Intensifiers, or It's a reasonable language

I get frustrated with editors who insist that our language is logical. It's not. At best, it's reasonable.

For instance, I still run into editors who forbid the double negative (which is fine with me as a style guide issue) because "two negatives make a positive." Apparently, when someone says "I ain't got no money" these editors completely misunderstand the speaker even though every one else standing around knows exactly what the speaker means: he's broke. These editors don't seem to realize that negatives are, like "very" or "really, really", intensifiers. These people would also argue with Thomas Jefferson in forming a "more perfect union" because, after all, once you're perfect you have to stop--you can't go beyond perfect. Yet every reader knows what he means.

Statements like "ain't got no", "more perfect", "a little bit pregnant" all convey meaning and are prefectly reasonable things to say, however much they violate the rules of logic.

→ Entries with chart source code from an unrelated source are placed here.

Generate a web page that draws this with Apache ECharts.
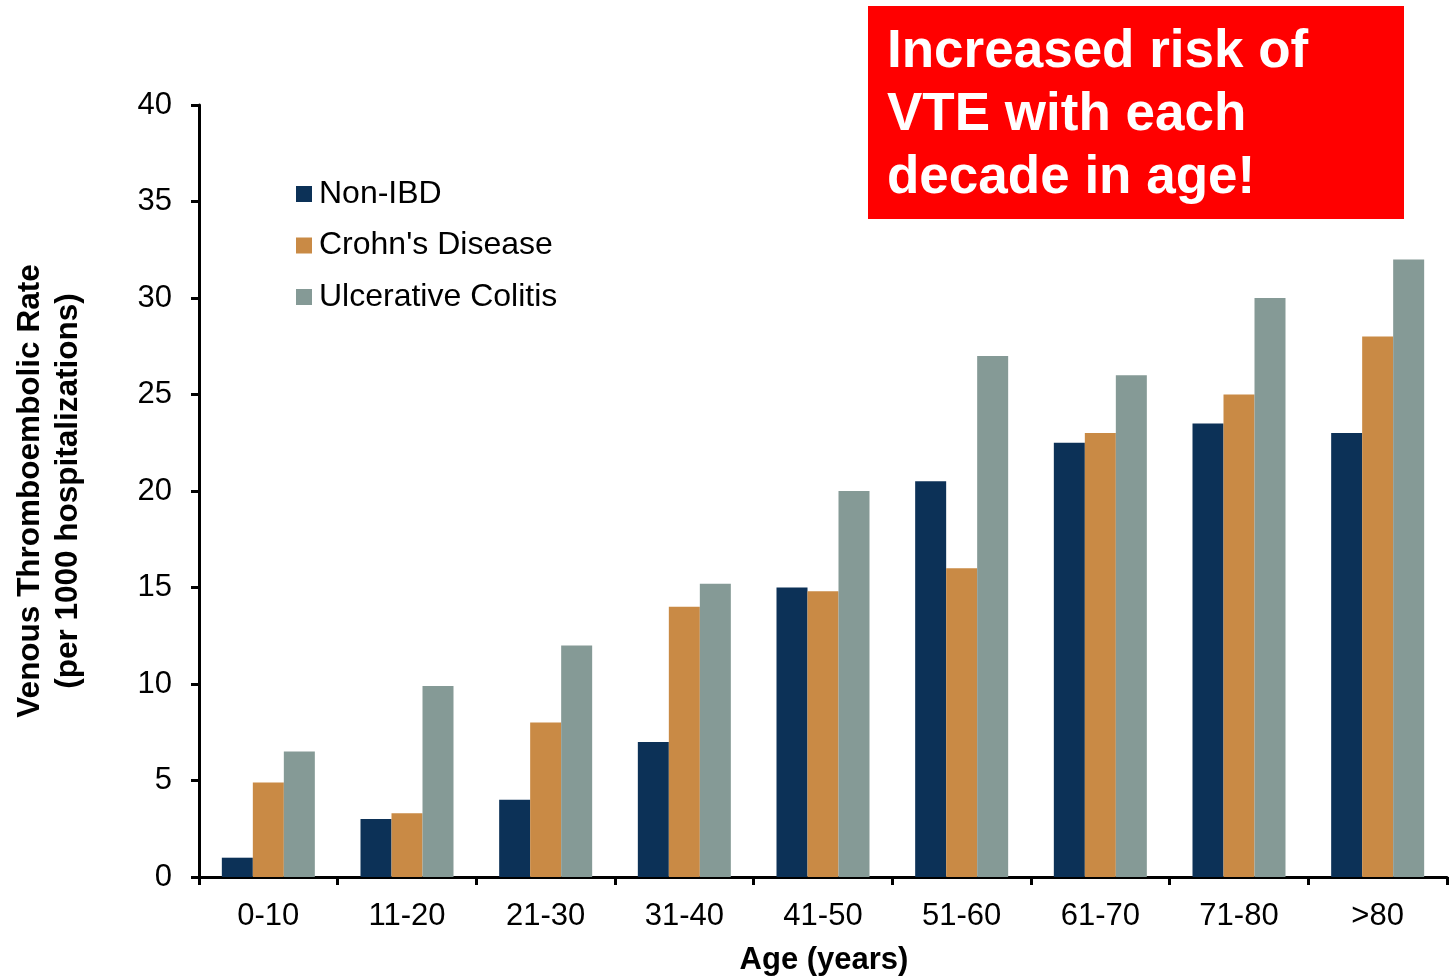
<!DOCTYPE html>
<html>
<head>
<meta charset="utf-8">
<script src="https://cdn.jsdelivr.net/npm/echarts@6/dist/echarts.min.js"></script>
<style>
  html, body { margin: 0; padding: 0; background: #fff; }
  #main { width: 1449px; height: 977px; }
</style>
</head>
<body>
<div id="main"></div>
<script>
const ageGroups = ["0-10", "11-20", "21-30", "31-40", "41-50", "51-60", "61-70", "71-80", ">80"];
const nonIbd = [1, 3, 4, 7, 15, 20.5, 22.5, 23.5, 23];
const crohns = [4.9, 3.3, 8, 14, 14.8, 16, 23, 25, 28];
const ulcerative = [6.5, 9.9, 12, 15.2, 20, 27, 26, 30, 32];
const yTicks = [0, 5, 10, 15, 20, 25, 30, 35, 40];

const chart = echarts.init(document.getElementById("main"));
const font = "Liberation Sans, Arial, sans-serif";

const option = {
  animation: false,
  textStyle: { fontFamily: font },
  grid: { left: 199, right: 2, top: 105, bottom: 100, containLabel: false, outerBoundsMode: "none" },
  legend: {
    orient: "vertical",
    left: 296,
    top: 178,
    padding: 0,
    itemWidth: 16,
    itemHeight: 16,
    itemGap: 19.5,
    icon: "rect",
    textStyle: { fontSize: 32, color: "#000", fontFamily: font, padding: [0, 0, 0, 2] },
    data: ["Non-IBD", "Crohn's Disease", "Ulcerative Colitis"]
  },
  xAxis: {
    type: "category",
    data: ageGroups,
    axisLine: { lineStyle: { color: "#000", width: 3 } },
    axisTick: { show: true, length: 8, lineStyle: { color: "#000", width: 3 } },
    axisLabel: { fontSize: 31, color: "#000", margin: 24 }
  },
  yAxis: {
    type: "value",
    min: yTicks[0],
    max: yTicks[yTicks.length - 1],
    interval: 5,
    splitLine: { show: false },
    axisLine: { show: true, lineStyle: { color: "#000", width: 3 } },
    axisTick: { show: true, length: 8, lineStyle: { color: "#000", width: 3 } },
    axisLabel: { fontSize: 31, color: "#000", margin: 27 }
  },
  series: [
    { name: "Non-IBD", type: "bar", data: nonIbd, barWidth: 31, barGap: "0%",
      itemStyle: { color: "#0c3157" } },
    { name: "Crohn's Disease", type: "bar", data: crohns, barWidth: 31,
      itemStyle: { color: "#c98a45" } },
    { name: "Ulcerative Colitis", type: "bar", data: ulcerative, barWidth: 31,
      itemStyle: { color: "#859a96" } }
  ],
  graphic: [
    {
      type: "text",
      x: 49,
      y: 491,
      rotation: Math.PI / 2,
      style: {
        text: "Venous Thromboembolic Rate\n(per 1000 hospitalizations)",
        font: "bold 31.5px " + font,
        fill: "#000",
        align: "center",
        verticalAlign: "middle",
        lineHeight: 38
      }
    },
    {
      type: "text",
      x: 824,
      y: 960,
      style: {
        text: "Age (years)",
        font: "bold 31px " + font,
        fill: "#000",
        align: "center",
        verticalAlign: "middle"
      }
    },
    {
      type: "rect",
      shape: { x: 868, y: 6, width: 536, height: 213 },
      style: { fill: "#ff0000" }
    },
    {
      type: "text",
      x: 887,
      y: 21,
      style: {
        text: "Increased risk of\nVTE with each\ndecade in age!",
        font: "bold 53px " + font,
        fill: "#fff",
        lineHeight: 63
      }
    }
  ]
};

chart.setOption(option);
</script>
</body>
</html>
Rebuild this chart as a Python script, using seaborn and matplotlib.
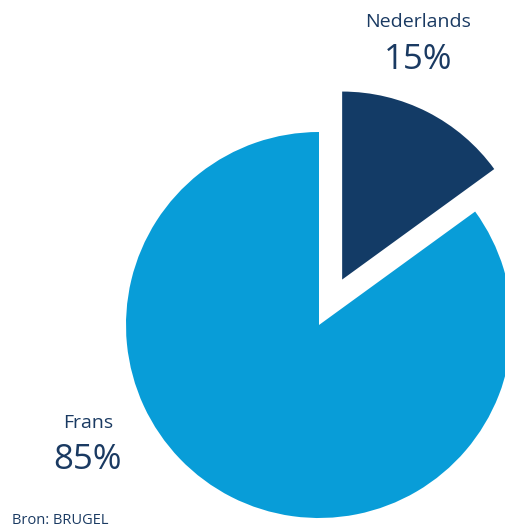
import matplotlib
matplotlib.use("Agg")
import matplotlib.pyplot as plt
import seaborn as sns

labels = ["Nederlands", "Frans"]
shares = [15, 85]
colors = ["#133B66", "#089DD8"]
source = "Bron: BRUGEL"

sns.set_theme(style="white")
plt.rcParams["font.family"] = ["Open Sans", "DejaVu Sans"]
text_color = "#1A3A62"

fig = plt.figure(figsize=(5.06, 5.30), dpi=100)
ax = fig.add_axes([0, 0, 1, 1])

# explode is in data units here (axes spans the figure in pixels)
wedges, _ = ax.pie(shares, colors=colors, startangle=90, counterclock=False,
                   center=(319, 205), radius=193, explode=[51, 0],
                   wedgeprops=dict(linewidth=0), frame=True)
wedges[0].set_radius(188)
ax.set_xlim(0, 506)
ax.set_ylim(0, 530)
ax.set_aspect("equal")
ax.axis("off")

# labels with percentages
label_pos = [(418, 22, 60), (88, 423, 460)]
for lab, val, (x, y1, y2) in zip(labels, shares, label_pos):
    fig.text(x / 506, 1 - y1 / 530, lab, ha="center", va="center",
             fontsize=14, color=text_color)
    fig.text(x / 506, 1 - y2 / 530, f"{val}%", ha="center", va="center",
             fontsize=25, color=text_color)

fig.text(12 / 506, 1 - 521 / 530, source, ha="left", va="center",
         fontsize=10.5, color=text_color)

fig.savefig("out.png", dpi=100)
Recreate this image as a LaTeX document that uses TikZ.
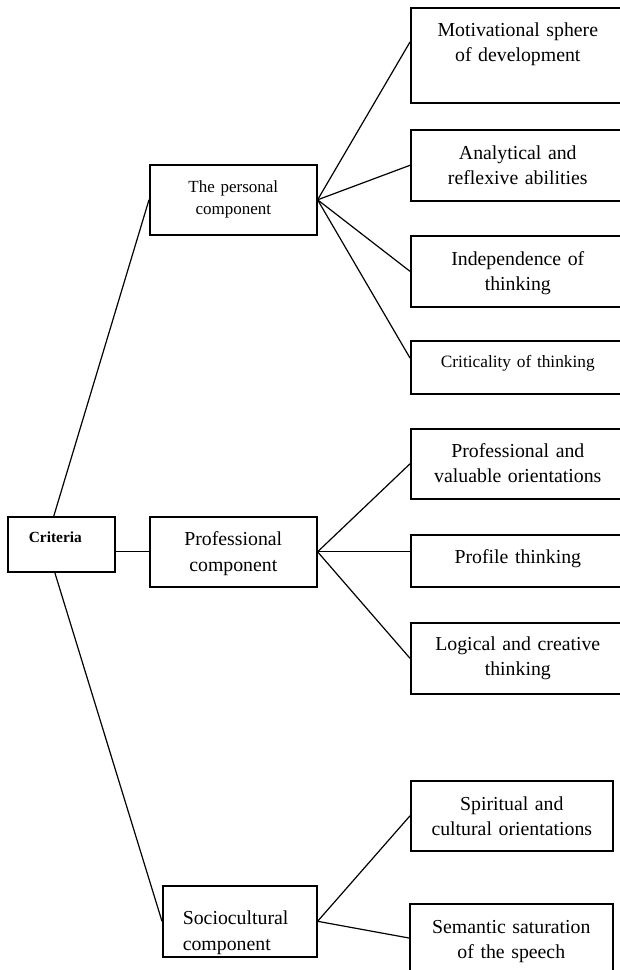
\documentclass[tikz,border=0pt]{standalone}
\usepackage{fontspec}
\setmainfont{Liberation Serif}
\begin{document}
\begin{tikzpicture}[x=1pt,y=-1pt,
  box/.style={draw,line width=1.6pt,anchor=north west,inner sep=0pt,align=center,font=\fontsize{19.8}{25}\selectfont},
  link/.style={line width=1.2pt}]
\useasboundingbox (0,0) rectangle (619,970);
\node[box,text width=107pt,text height=26pt,text depth=29pt,align=left,font=\bfseries\fontsize{15.4}{18}\selectfont] (C) at (7,516) {\hspace*{21pt}Criteria};
\node[box,text width=167pt,text height=28pt,text depth=42pt,font=\fontsize{17}{22}\selectfont] (P1) at (149,164) {The personal\\component};
\node[box,text width=167pt,text height=29pt,text depth=41pt,font=\fontsize{19.8}{26}\selectfont] (P2) at (149,516) {Professional\\component};
\node[box,text width=154pt,text height=39pt,text depth=32pt,align=left,font=\fontsize{19.8}{26}\selectfont] (P3) at (162,885) {\hspace*{20pt}Sociocultural\\\hspace*{20pt}component};
\node[box,text width=214pt,text height=29pt,text depth=66pt] (M) at (410,7) {Motivational sphere\\of development};
\node[box,text width=214pt,text height=30pt,text depth=41pt] (A) at (410,129) {Analytical and\\reflexive abilities};
\node[box,text width=214pt,text height=30pt,text depth=41pt] (I) at (410,235) {Independence of\\thinking};
\node[box,text width=214pt,text height=27pt,text depth=26pt,font=\fontsize{17.3}{22}\selectfont] (K) at (410,340) {Criticality of thinking};
\node[box,text width=214pt,text height=29pt,text depth=41pt] (V) at (410,428) {Professional and\\valuable orientations};
\node[box,text width=214pt,text height=29pt,text depth=23pt] (F) at (410,534) {Profile thinking};
\node[box,text width=214pt,text height=28pt,text depth=43pt] (L) at (410,622) {Logical and creative\\thinking};
\node[box,text width=202pt,text height=30pt,text depth=40pt] (S) at (410,780) {Spiritual and\\cultural orientations};
\node[box,text width=203pt,text height=30pt,text depth=80pt] (T) at (409,903) {Semantic saturation\\of the speech};
% criteria to components
\draw[link] ([xshift=-7.5pt]C.north) -- (P1.west);
\draw[link] (C.east |- P2.west) -- (P2.west);
\draw[link] ([xshift=-6.5pt]C.south) -- (P3.west);
% personal component
\draw[link] (P1.east) -- ([yshift=-35pt]M.north west);
\draw[link] (P1.east) -- (A.west);
\draw[link] (P1.east) -- (I.west);
\draw[link] (P1.east) -- ([yshift=-18pt]K.north west);
% professional component
\draw[link] (P2.east) -- (V.west);
\draw[link] (P2.east) -- (F.west |- P2.east);
\draw[link] (P2.east) -- (L.west);
% sociocultural component
\draw[link] (P3.east) -- (S.west);
\draw[link] (P3.east) -- ([yshift=-35pt]T.north west);
\end{tikzpicture}
\end{document}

Based on our purpose with the audience we may choose to avoid them but we can't claim they're wrong.

Someone said that in English a single negative is a negative ("I've got no money"), and two negatives is very negative ("I ain't got no..."), and two negatives can even be a positive ("What he hasn't got is no money"), but two positives can never be a negative. To which someone in the audience responded sarcastically "Yeah, right."